→ Given exercise
Pictures stay out of this copy, which runs from the first line of the material through the line containing "0.01141, 0.00845, 0.01695, 0.00831, 0.00826, 0.00859, 0.00808]".

--- Begin ---

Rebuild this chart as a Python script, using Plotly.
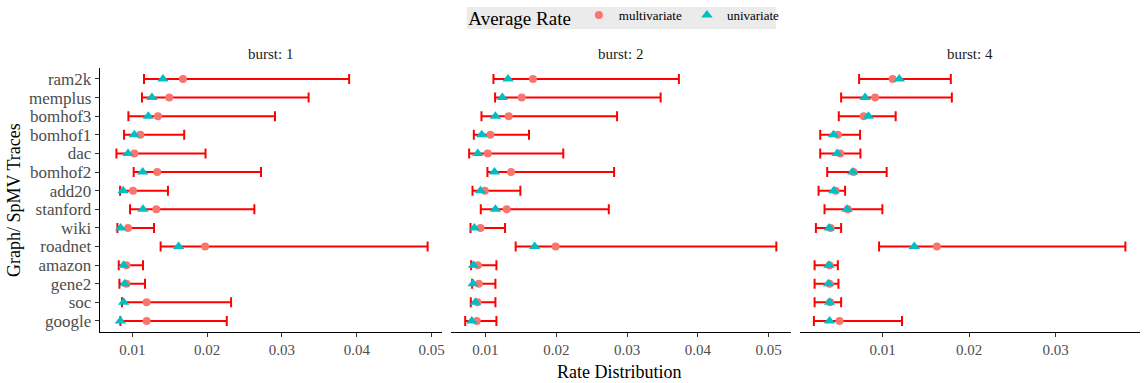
import plotly.graph_objects as go

# Sparse-matrix traces, listed top to bottom
traces = ["ram2k", "memplus", "bomhof3", "bomhof1", "dac", "bomhof2", "add20",
          "stanford", "wiki", "roadnet", "amazon", "gene2", "soc", "google"]

bursts = [1, 2, 4]

# burst: 1
b1_lower = [0.01156, 0.01129, 0.00947, 0.00889, 0.00787, 0.01018, 0.00836,
            0.00969, 0.00800, 0.01378, 0.00818, 0.00827, 0.00862, 0.00840]
b1_upper = [0.03898, 0.03356, 0.02907, 0.01693, 0.01978, 0.02720, 0.01476,
            0.02631, 0.01289, 0.04947, 0.01142, 0.01169, 0.02320, 0.02262]
b1_multi = [0.01676, 0.01493, 0.01342, 0.01107, 0.01027, 0.01333, 0.01009,
            0.01320, 0.00942, 0.01973, 0.00920, 0.00920, 0.01191, 0.01191]
b1_uni = [0.01409, 0.01262, 0.01213, 0.01027, 0.00942, 0.01138, 0.00876,
          0.01142, 0.00844, 0.01618, 0.00884, 0.00898, 0.00884, 0.00840]

# burst: 2
b2_lower = [0.01113, 0.01136, 0.00944, 0.00836, 0.00770, 0.01028, 0.00817,
            0.00934, 0.00789, 0.01427, 0.00798, 0.00812, 0.00793, 0.00714]
b2_upper = [0.03732, 0.03474, 0.02859, 0.01615, 0.02099, 0.02817, 0.01493,
            0.02742, 0.01277, 0.05108, 0.01155, 0.01141, 0.01141, 0.01155]
b2_multi = [0.01671, 0.01512, 0.01329, 0.01070, 0.01033, 0.01362, 0.00991,
            0.01300, 0.00930, 0.01991, 0.00892, 0.00906, 0.00887, 0.00878]
b2_uni = [0.01319, 0.01239, 0.01141, 0.00948, 0.00892, 0.01127, 0.00930,
          0.01141, 0.00845, 0.01695, 0.00831, 0.00826, 0.00859, 0.00808]

# burst: 4
b4_lower = [0.00727, 0.00519, 0.00492, 0.00277, 0.00277, 0.00358, 0.00258,
            0.00327, 0.00227, 0.00958, 0.00212, 0.00212, 0.00212, 0.00204]
b4_upper = [0.01788, 0.01800, 0.01150, 0.00738, 0.00742, 0.01046, 0.00565,
            0.00996, 0.00519, 0.03808, 0.00481, 0.00488, 0.00519, 0.01223]
b4_multi = [0.01115, 0.00912, 0.00781, 0.00481, 0.00508, 0.00662, 0.00454,
            0.00596, 0.00396, 0.01627, 0.00385, 0.00385, 0.00392, 0.00500]
b4_uni = [0.01192, 0.00796, 0.00835, 0.00431, 0.00473, 0.00654, 0.00435,
          0.00588, 0.00381, 0.01365, 0.00377, 0.00373, 0.00385, 0.00385]

panels = [
    (b1_lower, b1_upper, b1_multi, b1_uni),
    (b2_lower, b2_upper, b2_multi, b2_uni),
    (b4_lower, b4_upper, b4_multi, b4_uni),
]

W, H = 1145, 383
FONT = "Liberation Serif"
TICK_GREY = "#4D4D4D"

x_domains = [[100 / W, 443 / W], [452 / W, 793 / W], [802 / W, 1143 / W]]
x_ranges = [[0.00564, 0.05137], [0.00511, 0.05314], [0.00042, 0.03977]]
y_domain = [1 - 332 / H, 1 - 67 / H]

fig = go.Figure()

for i, (lo, up, mv, uv) in enumerate(panels):
    sfx = "" if i == 0 else str(i + 1)
    xa, ya = "x" + sfx, "y" + sfx
    # range bars from min to max
    fig.add_trace(go.Scatter(
        x=mv, y=traces, mode="markers", xaxis=xa, yaxis=ya,
        marker=dict(size=1, opacity=0),
        error_x=dict(type="data", symmetric=False,
                     array=[u - m for u, m in zip(up, mv)],
                     arrayminus=[m - l for m, l in zip(mv, lo)],
                     color="#FF0000", thickness=2, width=5),
        showlegend=False, hoverinfo="skip"))
    fig.add_trace(go.Scatter(
        x=mv, y=traces, mode="markers", xaxis=xa, yaxis=ya,
        name="multivariate", legendgroup="m", showlegend=(i == 0),
        marker=dict(symbol="circle", size=8, color="#F8766D")))
    fig.add_trace(go.Scatter(
        x=uv, y=traces, mode="markers", xaxis=xa, yaxis=ya,
        name="univariate", legendgroup="u", showlegend=(i == 0),
        marker=dict(symbol="triangle-up", size=10, color="#00BFC4")))

    fig.layout["xaxis" + sfx] = dict(
        domain=x_domains[i], range=x_ranges[i], anchor=ya,
        tickmode="array",
        tickvals=[0.01, 0.02, 0.03, 0.04, 0.05],
        ticktext=["0.01", "0.02", "0.03", "0.04", "0.05"],
        showline=True, linecolor="black", linewidth=1,
        ticks="outside", ticklen=4, tickcolor="#333333",
        showgrid=False, zeroline=False,
        tickfont=dict(family=FONT, size=15, color=TICK_GREY))
    fig.layout["yaxis" + sfx] = dict(
        domain=y_domain, anchor=xa, type="category",
        categoryorder="array", categoryarray=traces[::-1],
        tickmode="array", tickvals=traces, ticktext=traces,
        range=[-0.6, 13.6], showgrid=False, zeroline=False,
        showline=(i == 0), linecolor="black", linewidth=1,
        ticks="outside" if i == 0 else "", ticklen=4, tickcolor="#333333",
        showticklabels=(i == 0),
        tickfont=dict(family=FONT, size=17, color=TICK_GREY))

    cx = (x_domains[i][0] + x_domains[i][1]) / 2
    fig.add_annotation(x=cx, y=1 - 53 / H, xref="paper", yref="paper",
                       xanchor="center", yanchor="middle",
                       text="burst: %d" % bursts[i], showarrow=False,
                       font=dict(family=FONT, size=15, color="#1A1A1A"))

fig.add_annotation(x=621 / W, y=1 - 372 / H, xref="paper", yref="paper",
                   xanchor="center", yanchor="middle",
                   text="Rate Distribution", showarrow=False,
                   font=dict(family=FONT, size=18, color="black"))
fig.add_annotation(x=14 / W, y=(y_domain[0] + y_domain[1]) / 2, xref="paper", yref="paper",
                   xanchor="center", yanchor="middle",
                   text="Graph/ SpMV Traces", showarrow=False, textangle=-90,
                   font=dict(family=FONT, size=18, color="black"))

# grey backdrop behind the legend
fig.add_shape(type="rect", xref="paper", yref="paper",
              x0=468 / W, x1=778 / W, y0=1 - 28 / H, y1=1 - 6 / H,
              fillcolor="#EBEBEB", line=dict(width=0), layer="below")

fig.update_layout(
    width=W, height=H,
    margin=dict(l=0, r=0, t=0, b=0),
    plot_bgcolor="white", paper_bgcolor="white",
    legend=dict(orientation="h", x=627 / W, xanchor="center", y=1 - 16.5 / H, yanchor="middle",
                bgcolor="rgba(0,0,0,0)",
                title=dict(text="Average Rate", font=dict(family=FONT, size=19, color="black")),
                font=dict(family=FONT, size=13, color="black"),
                itemwidth=30, tracegroupgap=0),
)

fig.write_html("out.html")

--- End ---

→ Task result
Rebuild this chart as a Python script, using Plotly.
import plotly.graph_objects as go

# Sparse-matrix traces, listed top to bottom
traces = ["ram2k", "memplus", "bomhof3", "bomhof1", "dac", "bomhof2", "add20",
          "stanford", "wiki", "roadnet", "amazon", "gene2", "soc", "google"]

bursts = [1, 2, 4]

# burst: 1
b1_lower = [0.01156, 0.01129, 0.00947, 0.00889, 0.00787, 0.01018, 0.00836,
            0.00969, 0.00800, 0.01378, 0.00818, 0.00827, 0.00862, 0.00840]
b1_upper = [0.03898, 0.03356, 0.02907, 0.01693, 0.01978, 0.02720, 0.01476,
            0.02631, 0.01289, 0.04947, 0.01142, 0.01169, 0.02320, 0.02262]
b1_multi = [0.01676, 0.01493, 0.01342, 0.01107, 0.01027, 0.01333, 0.01009,
            0.01320, 0.00942, 0.01973, 0.00920, 0.00920, 0.01191, 0.01191]
b1_uni = [0.01409, 0.01262, 0.01213, 0.01027, 0.00942, 0.01138, 0.00876,
          0.01142, 0.00844, 0.01618, 0.00884, 0.00898, 0.00884, 0.00840]

# burst: 2
b2_lower = [0.01113, 0.01136, 0.00944, 0.00836, 0.00770, 0.01028, 0.00817,
            0.00934, 0.00789, 0.01427, 0.00798, 0.00812, 0.00793, 0.00714]
b2_upper = [0.03732, 0.03474, 0.02859, 0.01615, 0.02099, 0.02817, 0.01493,
            0.02742, 0.01277, 0.05108, 0.01155, 0.01141, 0.01141, 0.01155]
b2_multi = [0.01671, 0.01512, 0.01329, 0.01070, 0.01033, 0.01362, 0.00991,
            0.01300, 0.00930, 0.01991, 0.00892, 0.00906, 0.00887, 0.00878]
b2_uni = [0.01319, 0.01239, 0.01141, 0.00948, 0.00892, 0.01127, 0.00930,
          0.01141, 0.00845, 0.01695, 0.00831, 0.00826, 0.00859, 0.00808]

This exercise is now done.